Send two or three placement options instead of one rigid request. For example: front woven patch at 2.5 inches wide, front direct embroidery at 2.25 inches wide, and small side embroidery at 1.1 inches wide. That gives the supplier room to compare visibility, Cost, and Production risk without pulling the project away from the original design intent.
Include the end use. Retail sale, staff uniform, giveaway, event merch, corporate store, outdoor workwear, and influencer kit all imply different expectations for durability, finish, and budget. A cap meant for resale at $28 needs a different level of finish control than a one-day volunteer giveaway.
Ask for a decoration recommendation, not just a price. The cheapest placement may not protect the logo or the brand impression. A useful quote should clarify decoration method, maximum detail level, estimated setup charges, extra location charges, sample options, and lead time after proof approval.

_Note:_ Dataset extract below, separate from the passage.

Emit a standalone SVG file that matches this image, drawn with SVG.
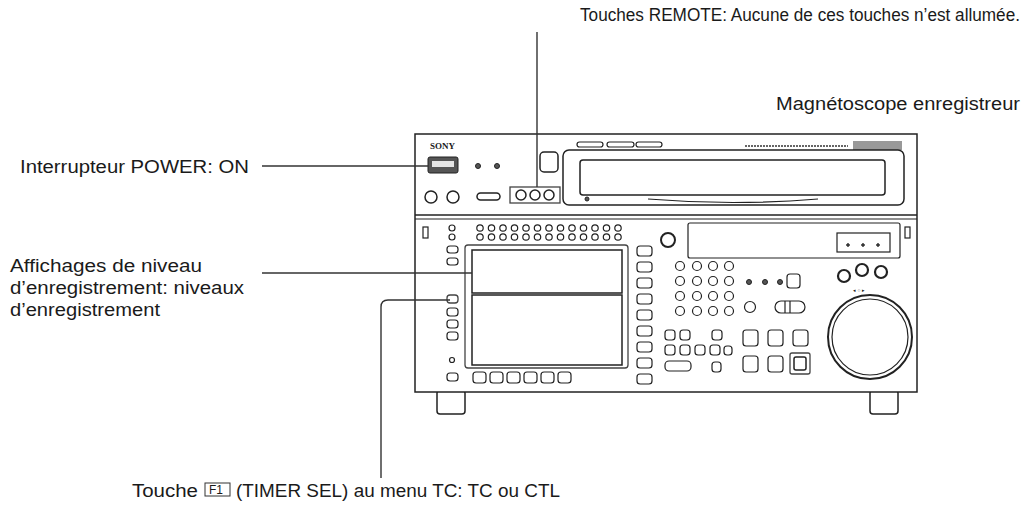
<svg xmlns="http://www.w3.org/2000/svg" width="1029" height="506" viewBox="0 0 1029 506">
<style>
text{font-family:"Liberation Sans",Arial,sans-serif;font-size:17.5px;fill:#1a1a1a}
.d{fill:#fff;stroke:#222;stroke-width:1.5}
.t{fill:none;stroke:#222;stroke-width:1.2}
.g{fill:#fff;stroke:#444;stroke-width:1.3}
.k{fill:#555;stroke:#222;stroke-width:1}
.l{fill:none;stroke:#333;stroke-width:1.4}
</style>
<rect width="1029" height="506" fill="#fff"/>
<g id="device">
<rect x="437" y="390" width="28" height="24" rx="3" class="d"/>
<rect x="870" y="390" width="28" height="24" rx="3" class="d"/>
<rect x="415" y="134" width="502" height="258" class="d" stroke-width="2"/>
<line x1="415" y1="215" x2="917" y2="215" class="d" stroke-width="2"/>
<line x1="415" y1="219" x2="917" y2="219" class="t"/>
<text x="430" y="149" style="font-family:'Liberation Serif',serif;font-size:9px;font-weight:bold">SONY</text>
<rect x="428" y="157" width="30" height="16" rx="2" class="k" fill="#aaa"/>
<rect x="432" y="161" width="22" height="6" fill="#e5e5e5"/>
<circle cx="478" cy="166" r="2.5" class="k"/><circle cx="497" cy="166" r="2.5" class="k"/>
<circle cx="431" cy="197" r="6" class="d" stroke-width="3"/><circle cx="453" cy="197" r="6" class="d" stroke-width="3"/>
<rect x="477" y="193" width="23" height="7" rx="3.5" class="d" stroke-width="2"/>
<rect x="540" y="152" width="18" height="20" rx="4" class="d" stroke-width="3"/>
<g id="remote"><rect x="510" y="187" width="50" height="16" class="g" fill="#ddd"/>
<circle cx="521" cy="195" r="5" class="d" stroke-width="2"/><circle cx="535" cy="195" r="5" class="d" stroke-width="2"/><circle cx="549" cy="195" r="5" class="d" stroke-width="2"/></g>
<rect x="577" y="142" width="26" height="5" rx="2.5" class="t"/><rect x="607" y="142" width="27" height="5" rx="2.5" class="t"/><rect x="636" y="142" width="26" height="5" rx="2.5" class="t"/>
<line x1="745" y1="146" x2="848" y2="146" stroke="#666" stroke-width="2" stroke-dasharray="2 1"/>
<rect x="853" y="141" width="49" height="9" fill="#999"/>
<rect x="563" y="150" width="341" height="55" rx="6" class="d"/>
<rect x="580" y="160" width="305" height="35" rx="3" class="d" stroke-width="2.5"/>
<path d="M648 199 Q733 206 818 199" class="t"/>
<circle cx="587" cy="199" r="2" class="k"/>
<rect x="423" y="227" width="5" height="11" class="t"/><rect x="905" y="227" width="5" height="11" class="t"/>
<circle cx="452" cy="228" r="3" class="t"/><circle cx="452" cy="237" r="3" class="t"/>
<rect x="447" y="246" width="11" height="7" rx="3" class="t"/><rect x="447" y="258" width="11" height="7" rx="3" class="t"/>
<rect x="447" y="295" width="11" height="8" rx="3" class="g" fill="#888"/>
<rect x="447" y="308" width="11" height="8" rx="3" class="t"/><rect x="447" y="320" width="11" height="8" rx="3" class="t"/><rect x="447" y="332" width="11" height="8" rx="3" class="t"/>
<circle cx="452" cy="360" r="2.5" class="t"/><rect x="447" y="373" width="11" height="8" rx="3" class="t"/>
<rect x="465" y="245" width="163" height="123" rx="3" class="g" fill="#eee"/>
<rect x="472" y="250" width="150" height="43" class="d"/>
<rect x="472" y="295" width="150" height="70" class="d"/>
<g class="t">
<circle cx="480" cy="228" r="3.2"/><circle cx="491.5" cy="228" r="3.2"/><circle cx="503" cy="228" r="3.2"/><circle cx="514.5" cy="228" r="3.2"/><circle cx="526" cy="228" r="3.2"/><circle cx="537.5" cy="228" r="3.2"/><circle cx="549" cy="228" r="3.2"/><circle cx="560.5" cy="228" r="3.2"/><circle cx="572" cy="228" r="3.2"/><circle cx="583.5" cy="228" r="3.2"/><circle cx="595" cy="228" r="3.2"/><circle cx="606.5" cy="228" r="3.2"/><circle cx="618" cy="228" r="3.2"/>
<circle cx="480" cy="237" r="3.2"/><circle cx="491.5" cy="237" r="3.2"/><circle cx="503" cy="237" r="3.2"/><circle cx="514.5" cy="237" r="3.2"/><circle cx="526" cy="237" r="3.2"/><circle cx="537.5" cy="237" r="3.2"/><circle cx="549" cy="237" r="3.2"/><circle cx="560.5" cy="237" r="3.2"/><circle cx="572" cy="237" r="3.2"/><circle cx="583.5" cy="237" r="3.2"/><circle cx="595" cy="237" r="3.2"/><circle cx="606.5" cy="237" r="3.2"/><circle cx="618" cy="237" r="3.2"/>
<rect x="473" y="372" width="13" height="11" rx="3"/><rect x="490" y="372" width="13" height="11" rx="3"/><rect x="507" y="372" width="13" height="11" rx="3"/><rect x="524" y="372" width="13" height="11" rx="3"/><rect x="541" y="372" width="13" height="11" rx="3"/><rect x="558" y="372" width="13" height="11" rx="3"/>
<rect x="637" y="246" width="15" height="10" rx="3"/><rect x="637" y="262" width="15" height="10" rx="3"/><rect x="637" y="278" width="15" height="10" rx="3"/><rect x="637" y="294" width="15" height="10" rx="3"/><rect x="637" y="310" width="15" height="10" rx="3"/><rect x="637" y="326" width="15" height="10" rx="3"/><rect x="637" y="342" width="15" height="10" rx="3"/><rect x="637" y="358" width="15" height="10" rx="3"/><rect x="637" y="374" width="15" height="10" rx="3"/>
<circle cx="668" cy="240" r="7" stroke-width="2"/>
<rect x="688" y="223" width="212" height="35" rx="2"/>
<rect x="837" y="233" width="53" height="19"/>
<circle cx="680" cy="266" r="4.5"/><circle cx="697" cy="266" r="4.5"/><circle cx="713" cy="266" r="4.5"/><circle cx="729" cy="266" r="4.5"/>
<circle cx="680" cy="281" r="4.5"/><circle cx="697" cy="281" r="4.5"/><circle cx="713" cy="281" r="4.5"/><circle cx="729" cy="281" r="4.5"/>
<circle cx="680" cy="296" r="4.5"/><circle cx="697" cy="296" r="4.5"/><circle cx="713" cy="296" r="4.5"/><circle cx="729" cy="296" r="4.5"/>
<circle cx="680" cy="311" r="4.5"/><circle cx="697" cy="311" r="4.5"/><circle cx="713" cy="311" r="4.5"/><circle cx="729" cy="311" r="4.5"/>
<rect x="787" y="274" width="13" height="14" rx="3"/>
<circle cx="750" cy="307" r="5.5"/><rect x="775" y="301" width="30" height="12" rx="6"/><line x1="785" y1="301" x2="785" y2="313"/><line x1="790" y1="301" x2="790" y2="313"/>
<rect x="665" y="330" width="10" height="10" rx="3"/><rect x="680" y="330" width="10" height="10" rx="3"/><rect x="712" y="330" width="10" height="10" rx="3"/>
<rect x="665" y="345" width="10" height="10" rx="3"/><rect x="680" y="345" width="10" height="10" rx="3"/><rect x="695" y="345" width="10" height="10" rx="3"/><rect x="710" y="345" width="10" height="10" rx="3"/><rect x="724" y="346" width="8" height="9" rx="3"/>
<rect x="665" y="361" width="26" height="10" rx="4"/><rect x="712" y="362" width="9" height="10" rx="3"/>
<rect x="743" y="330" width="15" height="16" rx="3"/><rect x="768" y="330" width="15" height="16" rx="3"/><rect x="793" y="330" width="15" height="16" rx="3"/>
<rect x="743" y="356" width="15" height="16" rx="3"/><rect x="768" y="356" width="15" height="16" rx="3"/>
<circle cx="870" cy="337" r="42" stroke-width="2"/><circle cx="870" cy="337" r="38"/>
<circle cx="844" cy="276" r="6" stroke-width="2.2"/><circle cx="862" cy="270" r="6" stroke-width="2.2"/><circle cx="881" cy="272" r="6" stroke-width="2.2"/>
</g>
<circle cx="749" cy="282" r="2.5" class="k"/><circle cx="765" cy="282" r="2.5" class="k"/><circle cx="780" cy="282" r="2.5" class="k"/>
<circle cx="848" cy="245" r="1.3" class="k"/><circle cx="863" cy="245" r="1.3" class="k"/><circle cx="878" cy="245" r="1.3" class="k"/>
<rect x="790" y="353" width="20" height="21" rx="2" class="g" fill="#999"/><rect x="794" y="357" width="12" height="13" rx="2" class="d"/>
<text x="853" y="292" style="font-size:5px">◂ ○ ▸</text>
</g>
<g id="connectors" class="l">
<line x1="537" y1="32" x2="537" y2="187"/>
<line x1="262" y1="166" x2="428" y2="166"/>
<line x1="262" y1="273" x2="472" y2="273"/>
<path d="M450 300 H388 Q381 300 381 307 V478"/>
</g>
<g id="labels">
<text x="580" y="21" textLength="440" lengthAdjust="spacingAndGlyphs">Touches REMOTE: Aucune de ces touches n’est allumée.</text>
<text x="776" y="110" textLength="244" lengthAdjust="spacingAndGlyphs">Magnétoscope enregistreur</text>
<text x="20" y="173" textLength="229" lengthAdjust="spacingAndGlyphs">Interrupteur POWER: ON</text>
<text x="10" y="272" textLength="192" lengthAdjust="spacingAndGlyphs">Affichages de niveau</text>
<text x="10" y="294" textLength="234" lengthAdjust="spacingAndGlyphs">d’enregistrement: niveaux</text>
<text x="10" y="316" textLength="150" lengthAdjust="spacingAndGlyphs">d’enregistrement</text>
<text x="132" y="497" textLength="66" lengthAdjust="spacingAndGlyphs">Touche</text>
<rect x="205" y="483" width="25" height="13" fill="none" stroke="#333" stroke-width="1"/>
<text x="209" y="494" style="font-size:12px">F1</text>
<text x="236" y="497" textLength="324" lengthAdjust="spacingAndGlyphs">(TIMER SEL) au menu TC: TC ou CTL</text>
</g>
</svg>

Document approval details in writing: placement measurements, thread or patch colors, cap SKU, proof version, and any accepted limitations. If a supplier warns that 0.12-inch lettering may not sew cleanly, record that before production starts. Clear records prevent expensive memory-based arguments later.
Before requesting a quote or approving a proof, gather the logo file, choose one or two cap styles, define the quantity tier, and ask for a placement proof that shows front and side views. The better the brief, the less the project depends on guesswork, and the more likely the finished caps will look intentional rather than merely decorated.
FAQs
What is the best logo placement for custom trucker caps?
Front center is usually the strongest placement for visibility, especially for brand badges, event logos, and retail-style caps. Side placement works best for secondary marks, sponsor logos, small icons, or subtle fashion branding. The best choice depends on logo shape, cap material, decoration method, and whether the caps are for resale, uniforms, or giveaways.
How large should a logo be on a trucker cap?
Most front logos work best when they are large enough to read at arm's length but not so large that they bend into the crown curve. Horizontal wordmarks often need more width and less height, while circular or shield logos can sit more compactly on the front panel. Ask for exact proof measurements in inches or centimeters, not only a visual mockup.
Is embroidery or a patch better for trucker caps logo placement?
Embroidery is durable and efficient for clean, simple logos with limited detail. Patches are often better for small text, complex logos, vintage styling, premium retail looks, or designs that need a defined border. Foam-front caps may work especially well with patches or printing, while cotton and twill fronts often support embroidery cleanly.
Does logo placement change the cost of custom trucker caps?
Yes. Placement can change setup, labor, stitch count, patch cost, handling time, and the number of decoration locations. A single front logo is usually more economical than adding side, back, or underbill branding. Request tiered pricing because unit cost can shift significantly as quantity increases.
Can I put a logo on the mesh part of a trucker cap?
Mesh placement is possible in limited cases, but it is usually not ideal for detailed logos because the open structure reduces clarity and durability. Most brands use the front panel for the primary logo and reserve mesh or side areas for simpler accents when production allows. Ask your supplier whether the specific mesh density and decoration method can support the design before approving that placement.